- **Directions**
Below are the records; give again exactly the lines from the one containing "Output the Python" through the one containing "color='k', lw=2, zorder=1)", leaving out pictures.

- **Records for this task**
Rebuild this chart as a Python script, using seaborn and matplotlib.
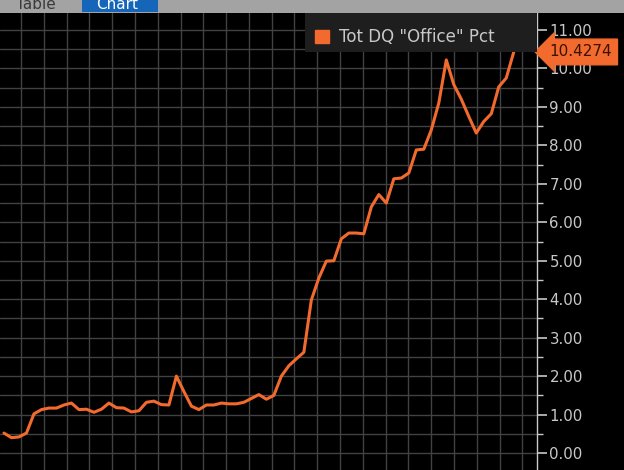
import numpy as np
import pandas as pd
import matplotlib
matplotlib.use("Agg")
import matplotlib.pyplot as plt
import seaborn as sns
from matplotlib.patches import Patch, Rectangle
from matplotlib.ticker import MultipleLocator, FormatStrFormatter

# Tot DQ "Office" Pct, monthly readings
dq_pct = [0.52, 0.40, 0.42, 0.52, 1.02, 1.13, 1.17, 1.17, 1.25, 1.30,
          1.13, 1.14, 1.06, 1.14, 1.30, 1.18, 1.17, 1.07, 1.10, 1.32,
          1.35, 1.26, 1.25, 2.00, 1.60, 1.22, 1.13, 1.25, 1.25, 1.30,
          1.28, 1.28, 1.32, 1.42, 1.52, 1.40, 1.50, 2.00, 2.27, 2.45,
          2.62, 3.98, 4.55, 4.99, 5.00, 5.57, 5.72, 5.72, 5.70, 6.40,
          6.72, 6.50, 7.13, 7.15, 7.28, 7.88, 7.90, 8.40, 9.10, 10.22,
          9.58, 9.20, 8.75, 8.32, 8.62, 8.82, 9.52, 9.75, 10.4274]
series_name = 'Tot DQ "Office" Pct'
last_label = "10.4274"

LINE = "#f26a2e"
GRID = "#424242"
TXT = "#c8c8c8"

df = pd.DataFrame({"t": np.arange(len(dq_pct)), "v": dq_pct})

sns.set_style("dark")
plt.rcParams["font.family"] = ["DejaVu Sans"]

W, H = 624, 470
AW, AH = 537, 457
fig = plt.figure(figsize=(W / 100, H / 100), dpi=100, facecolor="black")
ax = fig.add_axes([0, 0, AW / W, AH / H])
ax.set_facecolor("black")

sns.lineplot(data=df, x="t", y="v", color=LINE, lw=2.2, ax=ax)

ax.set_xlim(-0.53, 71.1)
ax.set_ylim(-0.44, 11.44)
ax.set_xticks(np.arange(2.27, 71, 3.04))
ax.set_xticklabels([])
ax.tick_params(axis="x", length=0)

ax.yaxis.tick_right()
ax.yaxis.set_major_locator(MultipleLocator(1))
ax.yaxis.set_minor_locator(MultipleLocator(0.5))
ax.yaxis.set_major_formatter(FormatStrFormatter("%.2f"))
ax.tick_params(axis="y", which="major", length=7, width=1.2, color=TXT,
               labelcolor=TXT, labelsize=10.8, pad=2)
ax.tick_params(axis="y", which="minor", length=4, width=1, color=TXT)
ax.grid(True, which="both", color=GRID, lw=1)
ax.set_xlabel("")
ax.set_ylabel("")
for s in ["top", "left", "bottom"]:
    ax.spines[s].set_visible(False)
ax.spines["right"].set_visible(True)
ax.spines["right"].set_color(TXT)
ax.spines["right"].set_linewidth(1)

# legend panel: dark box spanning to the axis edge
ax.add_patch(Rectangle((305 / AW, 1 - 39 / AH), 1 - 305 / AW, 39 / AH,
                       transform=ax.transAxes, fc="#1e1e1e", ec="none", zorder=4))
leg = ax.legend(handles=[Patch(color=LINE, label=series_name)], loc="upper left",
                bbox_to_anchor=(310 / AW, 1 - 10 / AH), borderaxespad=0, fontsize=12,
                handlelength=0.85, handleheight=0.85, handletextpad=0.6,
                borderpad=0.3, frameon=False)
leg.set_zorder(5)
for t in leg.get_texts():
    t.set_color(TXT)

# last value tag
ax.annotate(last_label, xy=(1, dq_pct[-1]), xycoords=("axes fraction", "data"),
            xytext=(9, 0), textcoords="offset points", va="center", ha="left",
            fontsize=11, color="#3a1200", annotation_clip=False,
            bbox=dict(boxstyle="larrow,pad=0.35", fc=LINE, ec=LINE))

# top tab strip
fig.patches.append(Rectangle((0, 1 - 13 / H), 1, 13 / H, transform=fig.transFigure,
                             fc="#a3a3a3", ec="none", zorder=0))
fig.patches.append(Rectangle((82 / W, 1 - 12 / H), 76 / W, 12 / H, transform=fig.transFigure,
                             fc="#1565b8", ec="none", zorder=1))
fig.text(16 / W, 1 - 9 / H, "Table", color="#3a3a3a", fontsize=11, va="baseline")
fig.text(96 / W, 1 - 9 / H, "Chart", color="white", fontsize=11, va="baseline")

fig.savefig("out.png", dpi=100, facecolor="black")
---
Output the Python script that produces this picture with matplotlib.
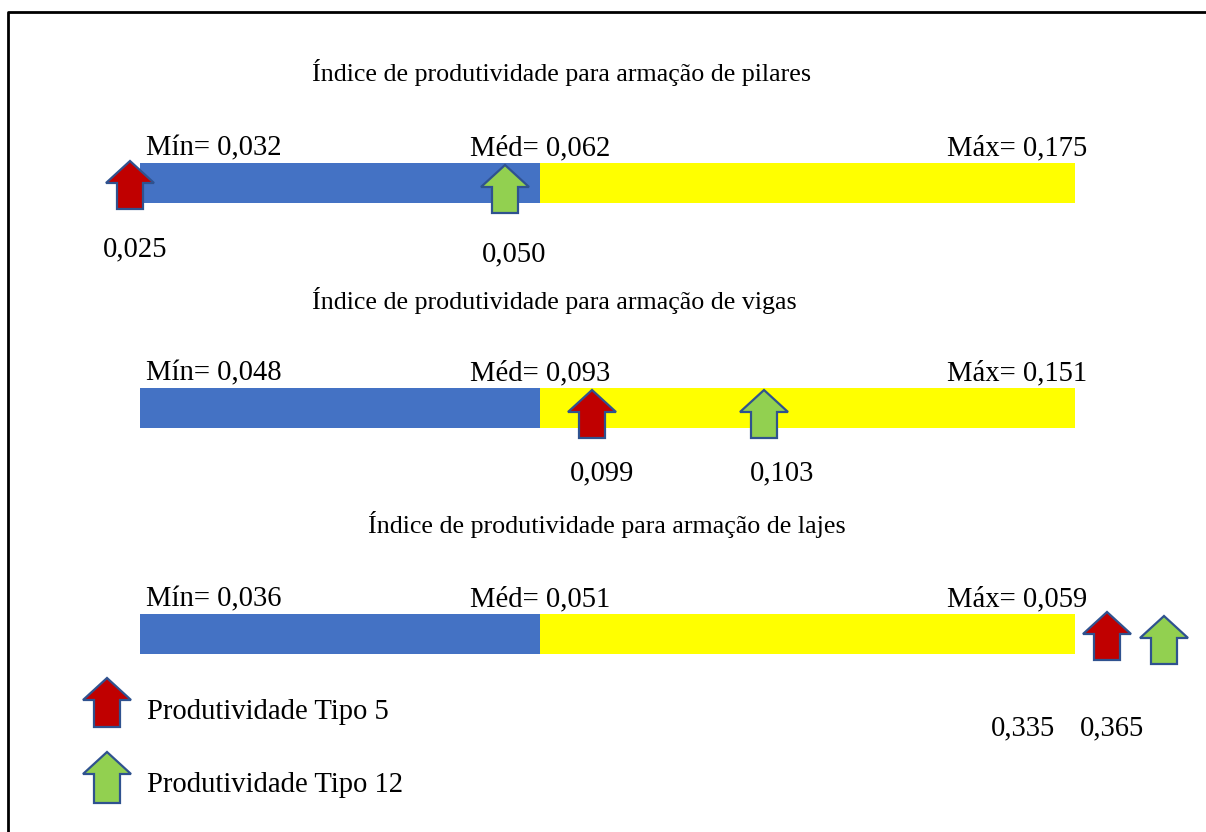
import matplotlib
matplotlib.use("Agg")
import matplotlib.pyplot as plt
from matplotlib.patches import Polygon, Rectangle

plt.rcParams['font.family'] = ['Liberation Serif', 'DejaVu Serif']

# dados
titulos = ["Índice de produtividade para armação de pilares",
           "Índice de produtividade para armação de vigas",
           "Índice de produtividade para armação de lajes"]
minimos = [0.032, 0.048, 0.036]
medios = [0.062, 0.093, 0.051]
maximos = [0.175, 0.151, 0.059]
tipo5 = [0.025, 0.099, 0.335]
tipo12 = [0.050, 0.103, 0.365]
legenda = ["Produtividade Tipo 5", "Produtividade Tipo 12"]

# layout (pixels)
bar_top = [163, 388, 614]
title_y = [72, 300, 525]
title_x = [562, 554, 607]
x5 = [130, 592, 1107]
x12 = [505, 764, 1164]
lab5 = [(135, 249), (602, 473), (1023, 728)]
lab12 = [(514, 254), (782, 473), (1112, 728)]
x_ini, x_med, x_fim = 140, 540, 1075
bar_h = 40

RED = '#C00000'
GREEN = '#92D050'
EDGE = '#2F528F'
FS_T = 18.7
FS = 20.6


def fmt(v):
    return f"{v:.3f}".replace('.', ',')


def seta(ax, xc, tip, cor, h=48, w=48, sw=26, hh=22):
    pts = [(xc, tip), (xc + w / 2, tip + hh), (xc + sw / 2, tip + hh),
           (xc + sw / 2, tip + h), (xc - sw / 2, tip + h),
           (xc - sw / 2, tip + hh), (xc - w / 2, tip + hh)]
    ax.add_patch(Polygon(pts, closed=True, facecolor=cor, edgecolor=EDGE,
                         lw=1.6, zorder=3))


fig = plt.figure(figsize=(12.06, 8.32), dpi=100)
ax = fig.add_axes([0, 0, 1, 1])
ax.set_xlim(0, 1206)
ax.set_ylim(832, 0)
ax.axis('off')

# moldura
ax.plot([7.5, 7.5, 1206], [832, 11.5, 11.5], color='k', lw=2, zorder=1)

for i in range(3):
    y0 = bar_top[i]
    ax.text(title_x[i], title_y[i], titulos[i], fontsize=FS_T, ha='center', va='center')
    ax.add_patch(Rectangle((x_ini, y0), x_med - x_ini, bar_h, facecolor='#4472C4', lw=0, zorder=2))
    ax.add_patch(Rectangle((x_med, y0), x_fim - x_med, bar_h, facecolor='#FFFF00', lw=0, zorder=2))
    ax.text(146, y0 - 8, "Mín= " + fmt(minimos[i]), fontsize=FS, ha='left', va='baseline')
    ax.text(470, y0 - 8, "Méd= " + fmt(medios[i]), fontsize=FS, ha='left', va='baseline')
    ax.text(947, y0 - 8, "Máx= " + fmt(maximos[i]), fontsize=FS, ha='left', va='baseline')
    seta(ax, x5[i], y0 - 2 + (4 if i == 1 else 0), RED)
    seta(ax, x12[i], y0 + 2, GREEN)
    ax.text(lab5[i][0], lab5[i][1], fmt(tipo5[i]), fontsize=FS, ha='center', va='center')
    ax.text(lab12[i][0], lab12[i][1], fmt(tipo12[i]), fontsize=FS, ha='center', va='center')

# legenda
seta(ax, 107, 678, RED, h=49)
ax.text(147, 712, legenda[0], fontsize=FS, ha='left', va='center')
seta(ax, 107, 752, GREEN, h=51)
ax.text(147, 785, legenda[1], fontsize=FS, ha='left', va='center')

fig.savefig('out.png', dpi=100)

- **Complete output**
Output the Python script that produces this picture with matplotlib.
import matplotlib
matplotlib.use("Agg")
import matplotlib.pyplot as plt
from matplotlib.patches import Polygon, Rectangle

plt.rcParams['font.family'] = ['Liberation Serif', 'DejaVu Serif']

# dados
titulos = ["Índice de produtividade para armação de pilares",
           "Índice de produtividade para armação de vigas",
           "Índice de produtividade para armação de lajes"]
minimos = [0.032, 0.048, 0.036]
medios = [0.062, 0.093, 0.051]
maximos = [0.175, 0.151, 0.059]
tipo5 = [0.025, 0.099, 0.335]
tipo12 = [0.050, 0.103, 0.365]
legenda = ["Produtividade Tipo 5", "Produtividade Tipo 12"]

# layout (pixels)
bar_top = [163, 388, 614]
title_y = [72, 300, 525]
title_x = [562, 554, 607]
x5 = [130, 592, 1107]
x12 = [505, 764, 1164]
lab5 = [(135, 249), (602, 473), (1023, 728)]
lab12 = [(514, 254), (782, 473), (1112, 728)]
x_ini, x_med, x_fim = 140, 540, 1075
bar_h = 40

RED = '#C00000'
GREEN = '#92D050'
EDGE = '#2F528F'
FS_T = 18.7
FS = 20.6


def fmt(v):
    return f"{v:.3f}".replace('.', ',')


def seta(ax, xc, tip, cor, h=48, w=48, sw=26, hh=22):
    pts = [(xc, tip), (xc + w / 2, tip + hh), (xc + sw / 2, tip + hh),
           (xc + sw / 2, tip + h), (xc - sw / 2, tip + h),
           (xc - sw / 2, tip + hh), (xc - w / 2, tip + hh)]
    ax.add_patch(Polygon(pts, closed=True, facecolor=cor, edgecolor=EDGE,
                         lw=1.6, zorder=3))


fig = plt.figure(figsize=(12.06, 8.32), dpi=100)
ax = fig.add_axes([0, 0, 1, 1])
ax.set_xlim(0, 1206)
ax.set_ylim(832, 0)
ax.axis('off')

# moldura
ax.plot([7.5, 7.5, 1206], [832, 11.5, 11.5], color='k', lw=2, zorder=1)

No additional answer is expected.